Getting divorced is a hard thing to do. But sometimes it’s necessary. After all, you’re meant to have a good life and be happy. At times parting ways is the only solution – especially if you’ve been in an abusive relationship.
I’m now in a place where I’m the happiest I’ve ever been. I have a good relationship with my ex-husband and my kids are extremely happy, but it hasn’t always been this way.
I 100% believe that if I had not gotten a divorce I’d still be deeply depressed which would’ve had a huge negative impact on my kids.
However, the transition from having a partner to being completely on your own should not be underestimated. It’s hard. The good news is that with time, it gets easier.
Here are the top seven problems you’ll face as a new single mother. Beware.
# 1) Dealing with Crazy Emotions
The emotions are the worst. Self-doubt. Loneliness. Depression.
At first everything is crazy. You’re not sure whether you made the right decision or not. “Is this the best thing for my kids?” That’s what ran in my head over and over.
When you get in a depressed state it’s easy for you to doubt your decisions. But you obviously made these decisions for a reason. Don’t think of only the good times you had with your ex – think of the overall picture of your relationship.
It’s crucial to have a good support team for the first several months.
# 2) A Lack of Support
If you don’t have a support team things are going to be a lot harder.
I was very grateful that I had my Dad, his girlfriend, and my little brother. To be honest I’m especially grateful I had my youngest brother to help.
My brother and I hung out every weekend that the girls went to their Dads and I couldn’t have been more grateful. He also helped me with the girls and accompanied us to the grocery store or wherever else we had to go.
I don’t know if I’d been able to stay strong without him. (I need to tell him this, huh?)
If you don’t have that support team behind you things are going to get hard. I know many people are against divorce and may not understand and support your decision.
If this is the case you need to seek support elsewhere. Join a single mom forum, find a friend online, email me – just find someone you can talk to.
# 3) Not Making Ends Meet
Running low in the finance department is a common theme for single mothers. Heck, when I got divorced I was working two day jobs and trying to build an online business.
I was tired. I was cranky. But at the time there was no other way.
I knew I needed to build an emergency fund and find a place for my kids and me to stay.
I worked two jobs while saving as much of my extra money as possible and then bought a trailer.
And if you really can’t make ends meet go apply for government assistance. There’s no shame in it and don’t let anyone else make you feel otherwise. Do what you gotta do. Period.
# 4) Not Receiving Child Support
While I have no personal experience with this (I didn’t ask for child support because ex and I made close to the same amount of money) I know many woman who are supposed to receive child support but don’t.
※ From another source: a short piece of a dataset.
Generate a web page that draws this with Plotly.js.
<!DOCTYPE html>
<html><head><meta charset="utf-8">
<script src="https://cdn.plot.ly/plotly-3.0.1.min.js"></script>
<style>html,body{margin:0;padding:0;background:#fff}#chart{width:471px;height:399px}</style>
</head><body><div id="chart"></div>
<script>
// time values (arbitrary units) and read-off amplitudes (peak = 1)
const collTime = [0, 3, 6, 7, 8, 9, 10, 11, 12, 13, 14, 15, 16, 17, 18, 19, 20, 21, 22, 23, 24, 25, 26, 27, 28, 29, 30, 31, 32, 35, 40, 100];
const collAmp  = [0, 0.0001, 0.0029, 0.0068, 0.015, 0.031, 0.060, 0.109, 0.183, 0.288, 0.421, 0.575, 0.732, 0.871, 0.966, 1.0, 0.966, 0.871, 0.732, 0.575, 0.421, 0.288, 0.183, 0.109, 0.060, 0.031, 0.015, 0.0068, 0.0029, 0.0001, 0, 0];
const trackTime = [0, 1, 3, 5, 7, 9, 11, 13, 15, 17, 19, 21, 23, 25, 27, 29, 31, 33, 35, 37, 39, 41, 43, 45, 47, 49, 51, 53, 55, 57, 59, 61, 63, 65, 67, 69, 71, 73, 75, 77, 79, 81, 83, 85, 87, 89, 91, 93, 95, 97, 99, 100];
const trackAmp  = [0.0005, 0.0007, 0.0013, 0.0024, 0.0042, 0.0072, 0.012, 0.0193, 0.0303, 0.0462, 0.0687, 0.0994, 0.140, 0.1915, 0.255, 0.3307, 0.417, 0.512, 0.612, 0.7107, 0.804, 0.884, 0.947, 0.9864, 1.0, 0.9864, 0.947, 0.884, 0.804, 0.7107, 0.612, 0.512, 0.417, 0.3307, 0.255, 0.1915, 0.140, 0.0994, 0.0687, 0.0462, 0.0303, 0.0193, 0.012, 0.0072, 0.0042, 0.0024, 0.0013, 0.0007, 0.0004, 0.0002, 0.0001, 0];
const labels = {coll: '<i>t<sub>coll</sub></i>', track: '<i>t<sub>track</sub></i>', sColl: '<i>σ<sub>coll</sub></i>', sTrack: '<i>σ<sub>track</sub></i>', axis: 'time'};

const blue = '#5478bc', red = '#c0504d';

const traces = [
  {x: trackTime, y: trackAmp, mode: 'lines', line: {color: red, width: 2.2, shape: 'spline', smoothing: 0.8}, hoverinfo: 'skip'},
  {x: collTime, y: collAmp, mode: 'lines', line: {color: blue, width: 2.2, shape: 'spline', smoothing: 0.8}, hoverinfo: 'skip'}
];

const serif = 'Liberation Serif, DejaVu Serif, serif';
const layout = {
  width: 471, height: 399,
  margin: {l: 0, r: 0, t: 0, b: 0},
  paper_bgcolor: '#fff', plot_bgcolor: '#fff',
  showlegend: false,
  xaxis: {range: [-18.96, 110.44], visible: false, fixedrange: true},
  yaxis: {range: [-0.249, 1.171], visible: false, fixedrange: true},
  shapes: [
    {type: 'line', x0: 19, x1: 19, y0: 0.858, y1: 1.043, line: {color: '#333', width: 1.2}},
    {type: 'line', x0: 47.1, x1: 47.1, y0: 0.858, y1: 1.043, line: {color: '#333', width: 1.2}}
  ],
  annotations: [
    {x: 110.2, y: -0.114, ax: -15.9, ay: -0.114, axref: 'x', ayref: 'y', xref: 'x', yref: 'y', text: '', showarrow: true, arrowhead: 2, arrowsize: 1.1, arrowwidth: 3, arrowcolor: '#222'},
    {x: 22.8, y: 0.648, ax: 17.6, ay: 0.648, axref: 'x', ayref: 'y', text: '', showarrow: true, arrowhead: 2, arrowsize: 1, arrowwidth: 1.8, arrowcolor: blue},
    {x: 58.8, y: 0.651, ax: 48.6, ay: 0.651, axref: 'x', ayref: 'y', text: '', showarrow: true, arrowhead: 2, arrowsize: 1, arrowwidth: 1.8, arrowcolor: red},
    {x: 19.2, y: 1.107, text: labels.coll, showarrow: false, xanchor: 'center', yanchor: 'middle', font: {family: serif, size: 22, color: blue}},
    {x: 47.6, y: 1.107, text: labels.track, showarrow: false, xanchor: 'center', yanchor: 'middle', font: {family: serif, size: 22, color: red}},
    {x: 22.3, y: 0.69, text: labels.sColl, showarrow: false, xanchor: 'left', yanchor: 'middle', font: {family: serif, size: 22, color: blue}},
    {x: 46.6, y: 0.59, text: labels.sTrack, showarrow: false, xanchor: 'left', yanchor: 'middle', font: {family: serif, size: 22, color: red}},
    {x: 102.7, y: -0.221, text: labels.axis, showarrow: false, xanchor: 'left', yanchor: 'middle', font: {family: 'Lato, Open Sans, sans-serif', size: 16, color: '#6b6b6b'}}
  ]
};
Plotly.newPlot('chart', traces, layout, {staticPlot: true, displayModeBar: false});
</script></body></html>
My advice is to plan your budget without even thinking about getting child support. You shouldn’t be depending on an income source that may or may not come. You’ll only set yourself up for failure.
**I’m not saying don’t apply for child support. I’m just implying that you shouldn’t depend on it if you know that the father of your kids is unreliable.
# 5) Dealing with a Deadbeat Dad
If you’re not receiving the child support you’re supposed to get my guess is you’re dealing with a dead beat dad. I sympathize for you because I know too many of this type.
If the father of your kids is not stepping up to the plate, stop depending on him. Of course, your kids need to spend time with their Dad and you should let them do so. But if you can’t count on his word then lower your expectations. Don’t let him be the source of your stress. (Or try not to anyways.)
# 6) Being Overworked
If you read the not making ends meet section then it’s clear that you, as a single mom, are going to have to work a hell of a lot harder than those with supportive spouses.
It’s a big shock at first. But if you put in the work you can get around this by creating your own opportunities.
#7) Missing Your Kids Like Crazy
The hardest part for me in all of this is just how much I miss my kids when they’re at their Dads. I constantly wonder what they’re doing, if they’re behaving, and hoping they aren’t put in any bad situations.
But it’s out of my control.
When I first got divorced I kept my kids the majority of the time. Then my ex-husband and I worked out a shared parenting agreement, which I believe is truly the best thing for my children. The hard part, is sometimes I don’t know what to do without them.
While this has gotten easier over the past couple of years I don’t think the worry will ever completely go away.
Those are the seven biggest single mom problems. Some of them you’ll have the ability to change while others are completely out of your control.
Do the best you can and focus on what’s in your power. It takes some time to get used to but after a while you’ll figure everything out.
What was your biggest challenge as a new single mom?